При моем приближении он поднял взгляд, но не воспринял меня как источник опасности. Я достала наручники, защелкнула на своих запястьях. При их щелчке дворник снова посмотрел на меня, но успел лишь увидеть, как моя рука протянулась к его шее. Я прижала пальцы к оголенной коже между ключицей и шеей и совершила переход.

Натан Койл покачнулся, когда я поднялась с лавочки, и, прежде чем он успел сделать хотя бы одно движение, я ударила его в плечо, не слишком сильно. Однако Койл качнулся назад и оступился. Он попытался смягчить падение, но его руки были скованы спереди, и потому падение получилось болезненным. Я склонилась над ним. У меня хрустнул коленный сустав. Зато моему телу стало тепло, оно даже было покрыто липким потом под плотной защитной курткой. Койл хотел что-то сказать, но я уже сдавила одной рукой его горло, а другую прижала к щеке и прошипела:

– На кого ты работаешь?

Мне хотелось кричать, но над рекой звуки разносились далеко и звонко, а потому я лишь крепче надавила на его руки и прорычала:

– Почему ты убил Жозефину? На кого ты работаешь?

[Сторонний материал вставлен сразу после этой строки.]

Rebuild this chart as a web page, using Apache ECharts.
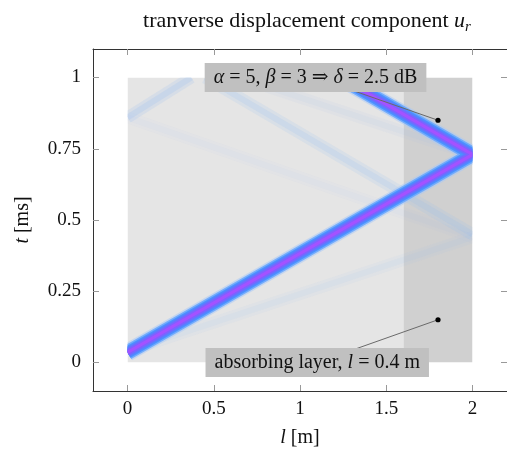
<!DOCTYPE html>
<html><head><meta charset="utf-8">
<script src="https://cdn.jsdelivr.net/npm/echarts@6/dist/echarts.min.js"></script>
<style>html,body{margin:0;padding:0;background:#fff}#c{width:507px;height:456px}</style>
</head><body><div id="c"></div>
<script>
// ---- data ----
const xTicks = [0, 0.5, 1, 1.5, 2];
const yTicks = [0, 0.25, 0.5, 0.75, 1];
const xRange = [-0.2, 2.2];
const yRange = [-0.1, 1.1];
const domainL = [0, 2];          // l extent of the field [m]
const domainT = [0, 1];          // t extent of the field [ms]
const layerStart = 1.6;          // absorbing layer starts [m]
// wavefronts: [l, t] vertices
const mainFront = [[0, 0.035], [2, 0.73], [1.12, 1.04]];
const faintFronts = [
  [[0, 0.04], [2, 0.44]],
  [[2, 0.44], [0, 0.86]],
  [[2, 0.45], [0.45, 1.0]],
  [[0, 0.86], [0.37, 1.0]],
  [[2, 0.73], [0.65, 1.0]]
];
const faintLevel = [0.08, 0.04, 0.16, 0.18, 0.07];
const pinPoints = [[1.8, 0.85], [1.8, 0.15]];
const pinLabelAt = [[1.09, 1.0], [1.1, 0.0]];
const pinTexts = ['{i|α} = 5, {i|β} = 3 ⇒ {i|δ} = 2.5 dB', 'absorbing layer, {i|l} = 0.4 m'];

const FONT = "'Liberation Serif', 'DejaVu Serif', serif";
const chart = echarts.init(document.getElementById('c'), null, {renderer: 'canvas'});

const mainLayers = [
  [18, 'rgba(165,200,250,0.5)'],
  [15, 'rgba(100,165,255,0.85)'],
  [12, '#4a90ff'],
  [9, '#5f78ff'],
  [6, '#8060ff'],
  [3, '#a452ff']
];

function fieldItem(params, api) {
  const tl = api.coord([domainL[0], domainT[1]]);
  const br = api.coord([domainL[1], domainT[0]]);
  const lay = api.coord([layerStart, domainT[0]]);
  const w = br[0] - tl[0], h = br[1] - tl[1];
  const children = [
    {type: 'rect', shape: {x: tl[0], y: tl[1], width: lay[0] - tl[0], height: h}, style: {fill: '#e5e5e5'}},
    {type: 'rect', shape: {x: lay[0], y: tl[1], width: br[0] - lay[0], height: h}, style: {fill: '#d0d0d0'}}
  ];
  faintFronts.forEach((f, i) => {
    const pts = f.map(p => api.coord(p));
    children.push({type: 'polyline', shape: {points: pts}, style: {stroke: 'rgba(150,190,245,' + faintLevel[i] + ')', lineWidth: 12, fill: null, lineCap: 'butt'}});
    children.push({type: 'polyline', shape: {points: pts}, style: {stroke: 'rgba(140,185,245,' + faintLevel[i] + ')', lineWidth: 6, fill: null, lineCap: 'butt'}});
  });
  const mp = mainFront.map(p => api.coord(p));
  mainLayers.forEach(([lw, c]) => {
    children.push({type: 'polyline', shape: {points: mp}, style: {stroke: c, lineWidth: lw, fill: null, lineJoin: 'miter', miterLimit: 10, lineCap: 'butt'}});
  });
  return {type: 'group', clipPath: {type: 'rect', shape: {x: tl[0], y: tl[1], width: w, height: h}}, children};
}

function pinItem(params, api) {
  const i = params.dataIndex;
  const d = api.coord([api.value(0), api.value(1)]);
  const lb = api.coord(pinLabelAt[i]);
  return {type: 'group', children: [
    {type: 'line', shape: {x1: d[0], y1: d[1], x2: lb[0], y2: lb[1]}, style: {stroke: '#6a6a6a', lineWidth: 1}},
    {type: 'text', x: lb[0], y: lb[1], style: {
      text: pinTexts[i], align: 'center', verticalAlign: 'middle',
      font: '20px ' + FONT, fill: '#111', backgroundColor: '#c0c0c0', padding: [5, 9, 4, 9],
      rich: {i: {fontStyle: 'italic', fontFamily: FONT, fontSize: 20}}
    }},
    {type: 'circle', shape: {cx: d[0], cy: d[1], r: 2.6}, style: {fill: '#000'}}
  ]};
}

const tickStyle = {show: true, inside: true, length: 6, lineStyle: {color: '#999', width: 1}};
const lineStyle = {show: true, onZero: false, lineStyle: {color: '#333', width: 1}};
const labStyle = {fontFamily: FONT, fontSize: 19, color: '#111'};

chart.setOption({
  backgroundColor: '#fff',
  animation: false,
  title: {
    text: 'tranverse displacement component {i|u}{s|r}',
    left: 302, top: 2, textAlign: 'center',
    textStyle: {fontFamily: FONT, fontSize: 22, fontWeight: 'normal', color: '#111',
      rich: {
        i: {fontFamily: FONT, fontSize: 22, fontStyle: 'italic', lineHeight: 28, verticalAlign: 'middle'},
        s: {fontFamily: FONT, fontSize: 15, fontStyle: 'italic', lineHeight: 14, verticalAlign: 'bottom'}
      }}
  },
  grid: {left: 93, top: 49, width: 415, height: 342, containLabel: false},
  xAxis: [
    {type: 'value', min: xRange[0], max: xRange[1], position: 'bottom',
     axisLine: lineStyle, splitLine: {show: false},
     axisTick: Object.assign({customValues: xTicks}, tickStyle),
     axisLabel: Object.assign({customValues: xTicks, margin: 9}, labStyle),
     name: '{i|l} [m]', nameLocation: 'middle', nameGap: 37,
     nameTextStyle: {fontFamily: FONT, fontSize: 20, color: '#111', rich: {i: {fontFamily: FONT, fontSize: 20, fontStyle: 'italic'}}}},
    {type: 'value', min: xRange[0], max: xRange[1], position: 'top',
     axisLine: lineStyle, splitLine: {show: false},
     axisTick: Object.assign({customValues: xTicks}, tickStyle),
     axisLabel: {show: false}}
  ],
  yAxis: [
    {type: 'value', min: yRange[0], max: yRange[1], position: 'left',
     axisLine: lineStyle, splitLine: {show: false},
     axisTick: Object.assign({customValues: yTicks}, tickStyle),
     axisLabel: Object.assign({customValues: yTicks, margin: 12}, labStyle),
     name: '{i|t} [ms]', nameLocation: 'middle', nameGap: 60, nameRotate: 90,
     nameTextStyle: {fontFamily: FONT, fontSize: 20, color: '#111', rich: {i: {fontFamily: FONT, fontSize: 20, fontStyle: 'italic'}}}},
    {type: 'value', min: yRange[0], max: yRange[1], position: 'right',
     axisLine: lineStyle, splitLine: {show: false},
     axisTick: Object.assign({customValues: yTicks}, tickStyle),
     axisLabel: {show: false}}
  ],
  series: [
    {type: 'custom', xAxisIndex: 0, yAxisIndex: 0, renderItem: fieldItem,
     data: [[domainL[0], domainT[0]]], encode: {x: 0, y: 1}, silent: true, z: 2},
    {type: 'custom', xAxisIndex: 0, yAxisIndex: 0, renderItem: pinItem,
     data: pinPoints, encode: {x: 0, y: 1}, silent: true, z: 5}
  ]
});
</script></body></html>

Как только он попытался выскользнуть из-под меня, перекатившись в сторону, я зажала коленом его руку. Потом вонзила кулак ему в лицо, перенесла весь свой вес на его грудь и громко прошептала:

– Что вам надо?

– Кеплер… – слово едва вырвалось из его рта, преодолев давление моей руки на горло. – Галилео.

– Кто такой Галилео? Что такое Галилео?

– Санта-Роза.

– Я не знаю, что это.

– Санта-Роза. Милли Вра. Александра.

– О чем ты говоришь? Что все это значит?

Он снова попытался дернуться, но заметил, как сурово я поджала губы, и решил сдаться, пока недопонимание не зашло слишком далеко.

– Он убивает, потому что ему это нравится, – прошептал он. – Убивает, потому что может убивать.

– Кто? Галилео?

Он не ответил, но и не пытался ничего отрицать. Я прижала локоть к его трахее так, что у него глаза полезли из орбит.

– Я не профессиональный убийца, – прохрипела я. – Все, к чему я стремлюсь, это остаться в живых.

Он хотел продолжать говорить, но его язык не шевелился, и у меня появилось немного времени на раздумья. Это лицо, которое уже столько раз смотрело на меня из зеркала, теперь исказил чей-то чужой страх. Но это было лицо того, кто убил Жозефину Цебулу.

Его щеки, распухшие и покрасневшие, на глазах приобретали пурпурный с синевой оттенок. Издав подобие рыка, я чуть ослабила давление, позволив ему вдохнуть поглубже, и от усилия у него даже задрожала голова.

– На кого ты работаешь? – снова спросила я, вонзив пальцы в собственные запястья, скрытые сейчас плотными и вонючими перчатками. – Кто придет за мной?

Он лежал, пытаясь отдышаться, и молчал.

– Они ведь убьют и тебя тоже. Если они подобны тебе, то придут за мной, а заодно прикончат и тебя.

– Знаю, – ответил он. – Я это знаю.

Знает, но ему все равно. А я уже забыла, когда в последний раз сама хотела умереть.

– Почему ты убил Жозефину?

– Я выполнял приказ.

– Потому что она была убийцей?

– Да.

– Потому что убила тех людей в Германии? Доктора Улька, Магду Мюллер. Из-за них?

– Да.

Я сгребла его за ворот рубашки и приблизила его лицо почти вплотную к своему.

– Но ведь все это ложь, – прошипела я. – Я провела большую работу, изучила ее биографию до мельчайших подробностей, прежде чем сделала предложение. Твои люди лгут. Она никого не убивала. Совершенно безвинный человек! И эту лживую мразь ты так упорно защищаешь. Чего они добиваются?

Я ощущала его дыхание на своем лице. От него пахло дешевой зубной пастой. Когда это лицо было моим, я как-то не обращала на такие мелочи внимания. Потом я отпустила его ворот, и его затылок снова ударился о камни мостовой. Он лежал подо мной, опять почти не дыша.